Лев Александрович имел такое счастье — родиться в Геленджике. Случилось это, правда, в 1852 году, когда Геленджик ещё не был даже деревней, а лишь укреплением, сохранившим, разве что по Божьей воле, родное черкесское имя. Отец новорожденного геленджичанина служил военным врачом при местном гарнизоне. Такого же счастья — родиться в Геленджике — через 95 лет удостоился мой младший брат Борис, хоть и живёт он в Москве. Вообще людей взрослых, рождённых в Геленджике и здесь живущих, осталось совсем уже мало. Одно могло бы утешить: вдоль Платановой аллеи одна за другой или рядышком везут юные геленджичанки в колясочках своих младенцев… Да только, как повырастают, глядишь, и те поразлетятся. Тяжко становиться на ноги в теперешнем Геленджике, и манят молодых людей иные берега, иные волны.
А Лёва, младенец, родился хотя и счастливо, но не в самое удачное время. С гор тогда грозили набегами черкесы, а с моря — турки, объявившие с осени 1853 года войну России.
Конечно, парусная эскадра адмирала Нахимова под Синопом уничтожила турецкий флот, но в марте 1854 года Англия с Францией тоже объявили нам войну и ввели в Чёрное море свои линкоры, среди которых были уже и винтовые.
Стало совсем не до шуток, и в конце марта всех женщин и детей геленджикского гарнизона вывезли на судне в Керчь (благо по пути их не потопили), а сам военный гарнизон, разрушив казённые и частные дома и уничтожив всё, что нельзя взять с собой, двинулся в Новороссийск, откуда летом и был сделан «маленький набег на бывшую нашу крепость Гилленджик, оставленную и разорённую при начале кампании» (см. свидетельство Д. Никифорова).
Известно, чем закончилась несчастная Крымская война, но всё же заключение мира позволило России сосредоточиться на покорении Кавказа.
В 1859 году князь Барятинский пленил Шамиля, и тем мог полагать окончание Кавказской войны, но это касалось лишь Чечни и Дагестана — Восточного Кавказа, а Западный — от левого берега Кубани и до самого Чёрного моря — оставался непокорённым.
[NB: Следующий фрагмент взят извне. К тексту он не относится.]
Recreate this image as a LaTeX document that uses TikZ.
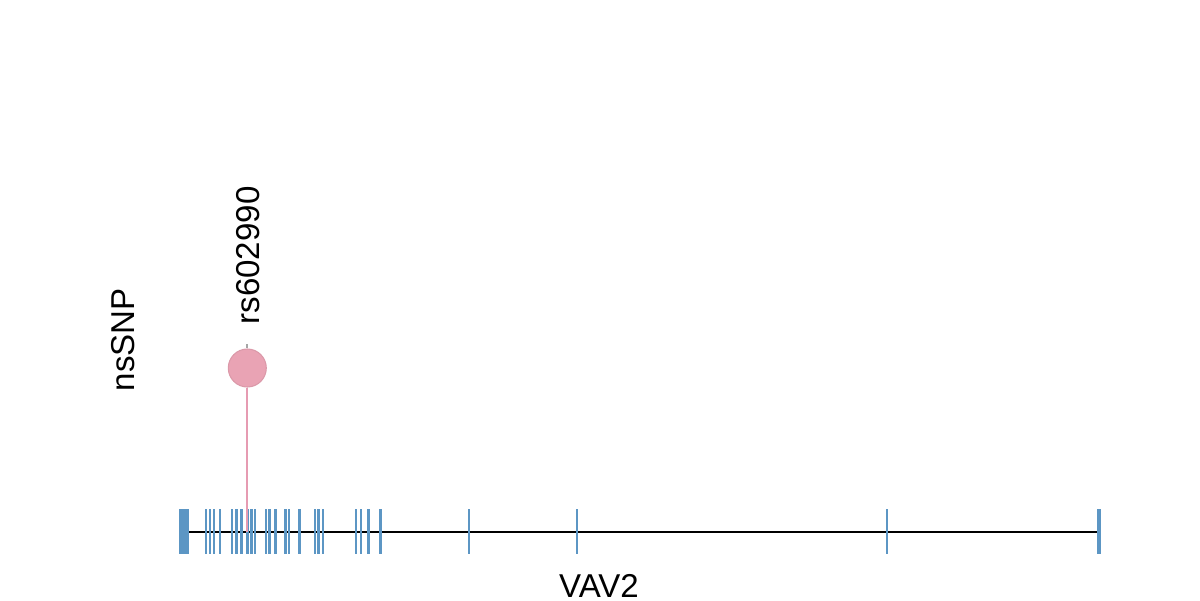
\documentclass[tikz,border=0pt]{standalone}
\usepackage{fontspec}
\setmainfont{Liberation Sans}
\begin{document}
\begin{tikzpicture}[x=0.01cm,y=-0.01cm,
  exontick/.style={draw=exonblue,line width=0.7pt},
  lbl/.style={font=\fontsize{9.4}{11}\selectfont,inner sep=0pt},
  snpdot/.style={circle,fill=snppink,draw=snppink!90!black!60!snppink,line width=0.3pt,minimum size=0.38cm,inner sep=0pt},
  stem/.style={draw=snpline,line width=0.6pt}]
\definecolor{exonblue}{RGB}{92,150,196}
\definecolor{snppink}{RGB}{233,163,180}
\definecolor{snpline}{RGB}{230,155,178}
\useasboundingbox (0,0) rectangle (1200,600);
% gene backbone
\coordinate (gs) at (189,532);
\coordinate (ge) at (1099,532);
\draw[black,line width=0.6pt] (gs) -- (ge);
% first exon block
\fill[exonblue] (179,509) rectangle (189,554);
% exon ticks
\foreach \xx in {206,210,214,220,232,236.5,241.7,247.3,251.7,255,266,269.3,275.3,285.7,289,299.3,315,318.3,323,356,361,368.3,380.3,469,577,887}{
  \draw[exontick] (\xx,509) -- (\xx,554);
}
\draw[exonblue,line width=1.2pt] (1099,509) -- (1099,554);
% SNP lollipop
\coordinate (snpbase) at (247.3,532);
\coordinate (snptop) at (247.3,344);
\node[snpdot] (snp) at (247.3,368) {};
\draw[gray!70,line width=0.5pt] (snptop) -- (snp.north);
\draw[stem] (snp.south) -- (snpbase);
% labels
\node[lbl,rotate=90,anchor=base west] (rs) at (259,325) {rs602990};
\node[lbl,rotate=90,anchor=base west] (ns) at (134,392) {nsSNP};
\node[lbl,anchor=base] (gene) at (599,597) {VAV2};
\end{tikzpicture}
\end{document}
Здесь действовал генерал Евдокимов, он имел в рассуждении два способа усмирения: уговорить черкесов к житию «под рукой благоденствия» или же сделать как-то так, чтоб черкесов здесь вовсе бы не стало. Генерал склонялся более ко второму способу, не видя в этом полной неосуществимости, но и прибегнуть к нему сам не решался.